Par ordre d’apparition, la violence est le premier personnage de Sa préférée, premier roman de la journaliste suisse déjà couverte de sélections et de prix d’automne. Violence d’un père, Louis, pervers, alcoolique, minable, incestueux. Tout le roman en est saturé: colères, coups, suicide, accidents, maltraitances, ruptures... Avec un talent remarquable, la romancière embarque son lecteur dans ses Enfers, le fait seul témoin de ses démons.

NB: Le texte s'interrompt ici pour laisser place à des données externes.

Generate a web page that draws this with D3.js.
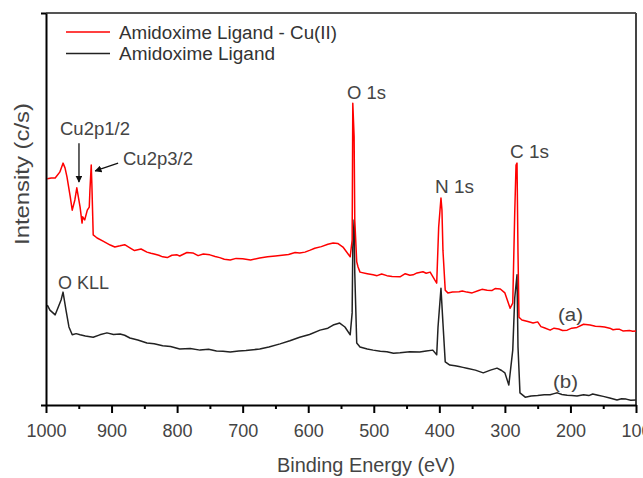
<!DOCTYPE html>
<html><head><meta charset="utf-8">
<script src="https://cdn.jsdelivr.net/npm/d3@7/dist/d3.min.js"></script>
<style>
body{margin:0;background:#fff}
text{font-family:Arial,"Liberation Sans",sans-serif}
</style>
</head><body>
<svg id="chart" width="643" height="478"></svg>
<script>
// ---------- data ----------
const xTicks = [1000, 900, 800, 700, 600, 500, 400, 300, 200, 100];
const xMinorTicks = [950, 850, 750, 650, 550, 450, 350, 250, 150];
const seriesNames = ["Amidoxime Ligand - Cu(II)", "Amidoxime Ligand"];
const seriesColors = ["#ff0000", "#222222"];
const curveLabels = ["(a)", "(b)"];

// (a) Amidoxime Ligand - Cu(II)
const redEnergy = [998, 992, 986, 979, 974, 971, 968, 963, 960, 956, 953, 948, 945, 944, 941, 937, 934, 933, 931, 930, 928, 922, 913, 902, 895, 887, 880, 872, 865, 860, 855, 846, 840, 835, 828, 822, 815, 808, 800, 796, 785, 776, 768, 760, 750, 742, 735, 728, 719, 710, 700, 688, 674, 662, 650, 640, 630, 620, 613, 605, 597, 590, 580, 570, 562, 555, 547, 536, 533, 532, 530, 529, 526, 524, 521, 510, 501, 495, 488, 480, 472, 460, 452, 445, 440, 434, 425, 420, 414, 407, 404, 401, 397.5, 396, 394.5, 391, 387, 380, 370, 365, 358, 350, 340, 335, 327, 320, 315, 307, 300, 292, 288, 285, 283, 281.5, 280, 278.5, 274, 265, 257, 250, 245, 240, 231, 225, 218, 212, 205, 198, 190, 180, 170, 162, 155, 148, 140, 135, 130, 125, 120, 110, 105, 100];
const redIntensity = [57.7, 57.9, 57.9, 59.4, 61.7, 60.5, 58.2, 53.1, 49.7, 52.3, 55.4, 50.5, 46.4, 48.0, 47.2, 49.7, 50.5, 54.8, 61.2, 56.1, 43.4, 42.6, 41.8, 40.8, 40.3, 40.6, 40.9, 40.1, 39.4, 39.6, 39.8, 39.0, 38.7, 38.5, 38.2, 37.8, 37.6, 38.2, 38.3, 38.0, 38.9, 38.8, 38.1, 38.5, 38.3, 37.9, 37.6, 37.2, 37.0, 37.4, 37.3, 37.0, 37.5, 37.8, 38.0, 38.2, 38.4, 38.9, 38.8, 39.0, 39.5, 40.0, 40.4, 41.0, 41.3, 41.2, 40.3, 37.8, 42.1, 77.0, 68.4, 47.2, 36.5, 35.2, 33.9, 33.5, 33.2, 33.0, 33.4, 33.0, 32.8, 32.7, 33.5, 33.1, 33.2, 33.7, 34.0, 33.6, 33.9, 31.9, 31.1, 45.4, 52.8, 49.7, 39.5, 29.3, 28.6, 28.8, 28.9, 29.1, 28.8, 28.6, 29.2, 29.5, 29.3, 29.2, 29.7, 29.6, 28.6, 24.7, 26.0, 49.0, 61.2, 61.7, 38.8, 22.4, 21.7, 21.3, 20.9, 21.2, 20.0, 19.7, 19.1, 19.6, 19.4, 19.0, 19.1, 19.6, 19.8, 20.6, 20.4, 20.1, 20.0, 19.9, 19.6, 19.2, 19.3, 19.3, 18.9, 19.0, 18.8, 18.9];

// (b) Amidoxime Ligand
const blackEnergy = [998, 994, 986, 982, 977, 974, 969.5, 965, 960, 954, 948, 940, 928, 918, 907, 897, 887, 880, 872, 860, 846, 835, 822, 810, 796, 780, 765, 752, 740, 730, 719, 706, 695, 684, 674, 660, 643, 628, 613, 598, 582, 570, 562, 552, 544, 536, 533, 532, 530, 529, 526, 521, 510, 501, 490, 480, 470, 460, 445, 430, 420, 410, 404, 402, 397.5, 394.5, 391, 384, 376, 370, 364, 358, 345, 333, 322, 312, 305, 300, 294, 288, 285, 281.5, 280, 277, 269, 260, 250, 240, 231, 225, 220, 213, 205, 198, 190, 180, 172, 166, 158, 150, 140, 129, 122, 115, 108, 100];
const blackIntensity = [25.5, 24.2, 23.0, 24.7, 26.8, 28.8, 24.2, 19.9, 17.9, 18.2, 17.9, 17.6, 17.3, 17.9, 18.4, 18.0, 18.1, 17.8, 17.1, 16.6, 15.8, 15.6, 15.1, 14.9, 14.3, 14.4, 14.0, 14.2, 13.8, 13.7, 13.5, 13.8, 13.9, 14.1, 14.3, 14.8, 15.6, 16.4, 17.3, 18.0, 19.1, 19.6, 20.4, 20.9, 19.9, 17.9, 23.5, 40.3, 47.2, 33.7, 15.8, 14.8, 14.3, 14.0, 13.7, 13.6, 13.2, 13.3, 13.6, 13.5, 13.8, 14.0, 12.8, 19.9, 29.8, 20.9, 11.0, 10.2, 10.0, 9.8, 9.6, 9.4, 8.9, 8.2, 8.9, 9.4, 8.8, 8.2, 5.1, 14.0, 27.3, 33.2, 14.8, 3.1, 2.0, 2.3, 2.4, 2.6, 2.6, 2.9, 3.1, 2.7, 2.5, 2.4, 2.3, 2.6, 2.4, 2.8, 2.5, 2.2, 1.8, 1.3, 1.6, 1.5, 1.2, 1.3];

// ---------- layout ----------
const svg = d3.select("#chart");
const x = d3.scaleLinear().domain([1000, 100]).range([46, 636]);
const y = d3.scaleLinear().domain([0, 100]).range([405, 13]);

const toPoints = (E, I) => E.map((e, i) => [e, I[i]]);
const line = d3.line().x(d => x(d[0])).y(d => y(d[1]));

// frame (top & right)
svg.append("line").attr("x1", x(1000)).attr("x2", x(100)).attr("y1", y(100)).attr("y2", y(100))
  .attr("stroke", "#555").attr("stroke-width", 2);
svg.append("line").attr("x1", x(100)).attr("x2", x(100)).attr("y1", y(100)).attr("y2", y(0))
  .attr("stroke", "#444").attr("stroke-width", 2);

// series
svg.append("path").datum(toPoints(blackEnergy, blackIntensity))
  .attr("d", line).attr("fill", "none").attr("stroke", seriesColors[1]).attr("stroke-width", 1.5)
  .attr("stroke-linejoin", "round");
svg.append("path").datum(toPoints(redEnergy, redIntensity))
  .attr("d", line).attr("fill", "none").attr("stroke", seriesColors[0]).attr("stroke-width", 1.5)
  .attr("stroke-linejoin", "round");

// axes
const xAxis = svg.append("g").attr("transform", `translate(0,${y(0)})`)
  .call(d3.axisBottom(x).tickValues(xTicks).tickSize(8).tickSizeOuter(0).tickPadding(11).tickFormat(d3.format("d")));
xAxis.selectAll("text").attr("font-size", 18).attr("fill", "#444").attr("font-family", "Arial, 'Liberation Sans', sans-serif");
const xMinor = svg.append("g").attr("transform", `translate(0,${y(0)})`)
  .call(d3.axisBottom(x).tickValues(xMinorTicks).tickSize(4).tickSizeOuter(0).tickFormat(""));
xMinor.select(".domain").remove();
const yAxis = svg.append("g").attr("transform", `translate(${x(1000)},0)`)
  .call(d3.axisLeft(y).tickValues([0, 100]).tickSize(5).tickSizeOuter(0).tickFormat(""));
svg.selectAll(".domain").attr("stroke", "#000").attr("stroke-width", 2);
svg.selectAll(".tick line").attr("stroke", "#000").attr("stroke-width", 2);

// axis titles
svg.append("text").attr("x", 277).attr("y", 472).attr("font-size", 20).attr("fill", "#444")
  .attr("textLength", 178).attr("lengthAdjust", "spacingAndGlyphs").text("Binding Energy (eV)");
svg.append("text").attr("transform", "translate(29,245) rotate(-90)").attr("font-size", 20).attr("fill", "#444")
  .attr("textLength", 142).attr("lengthAdjust", "spacingAndGlyphs").text("Intensity (c/s)");

// legend
const legend = svg.append("g");
seriesNames.forEach((name, i) => {
  const ly = 32 + i * 21.5;
  legend.append("line").attr("x1", 66).attr("x2", 110).attr("y1", ly).attr("y2", ly)
    .attr("stroke", seriesColors[i]).attr("stroke-width", 1.5);
  legend.append("text").attr("x", 119).attr("y", ly + 6.5).attr("font-size", 18).attr("fill", "#333")
    .attr("textLength", i === 0 ? 218 : 156).attr("lengthAdjust", "spacingAndGlyphs").text(name);
});

// peak labels
const labels = [
  {t: "O 1s", x: 347, y: 98.5, w: 39},
  {t: "N 1s", x: 435, y: 192.5, w: 39},
  {t: "C 1s", x: 510, y: 157.5, w: 39},
  {t: "Cu2p1/2", x: 60, y: 134.5, w: 70},
  {t: "Cu2p3/2", x: 123, y: 164.5, w: 70},
  {t: "O KLL", x: 58, y: 288.5, w: 51},
  {t: curveLabels[0], x: 558, y: 321, w: 25},
  {t: curveLabels[1], x: 553, y: 388, w: 25}
];
labels.forEach(l => {
  svg.append("text").attr("x", l.x).attr("y", l.y).attr("font-size", 18).attr("fill", "#444")
    .attr("textLength", l.w).attr("lengthAdjust", "spacingAndGlyphs").text(l.t);
});

// arrows
const defs = svg.append("defs");
defs.append("marker").attr("id", "ah").attr("viewBox", "0 0 10 10").attr("refX", 9).attr("refY", 5)
  .attr("markerWidth", 7).attr("markerHeight", 7).attr("markerUnits", "userSpaceOnUse").attr("orient", "auto")
  .append("path").attr("d", "M0,0 L10,5 L0,10 Z").attr("fill", "#111");
const arrows = [
  {e1: 949.7, v1: 66.8, e2: 949.7, v2: 56.9},
  {e1: 890, v1: 61.7, e2: 925, v2: 59.7}
];
arrows.forEach(a => {
  svg.append("line").attr("x1", x(a.e1)).attr("y1", y(a.v1)).attr("x2", x(a.e2)).attr("y2", y(a.v2))
    .attr("stroke", "#111").attr("stroke-width", 1.3).attr("marker-end", "url(#ah)");
});
</script>
</body></html>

On pense d’abord à Annie Ernaux (La Honte, La Place) pour l’acuité sociale et le récit d’une transfuge, descendue de son Valais à Lausanne, élevée de fille du monstre à professeure puis publicitaire. Il y a pourtant quelque chose de plus dans l’histoire de Jeanne, devenue orpheline de père, de mère, de sœur et d’histoire. Jeanne qui n’est «pas bonne» pour la vie, née morte, qui ne sait pas aimer, ne sait pas guérir. Quelque chose de brutal et de claustrophobe: comment le mal rampe et gronde sous la peau d'une jeune femme de son temps. Avec la grâce de la pure colère, Sarah Jollien-Fardel écrit fusil dans les mains et tient en joug quiconque serait tenté de ne pas regarder en face les ravages de la violence domestique. Ni le médecin du village, qui fera tardivement l’aveu de sa lâcheté, ni l’amour de Paul, le premier homme qui ne lui veut pas de mal, ne rachètent la faute originelle du père de Jeanne. Fi des discours sucrés sur l’amour rédempteur. Sa préférée est le phénomène de cette rentrée littéraire. Obsédant, élégant, impudique, effrayant, il survivra à la vogue parisienne.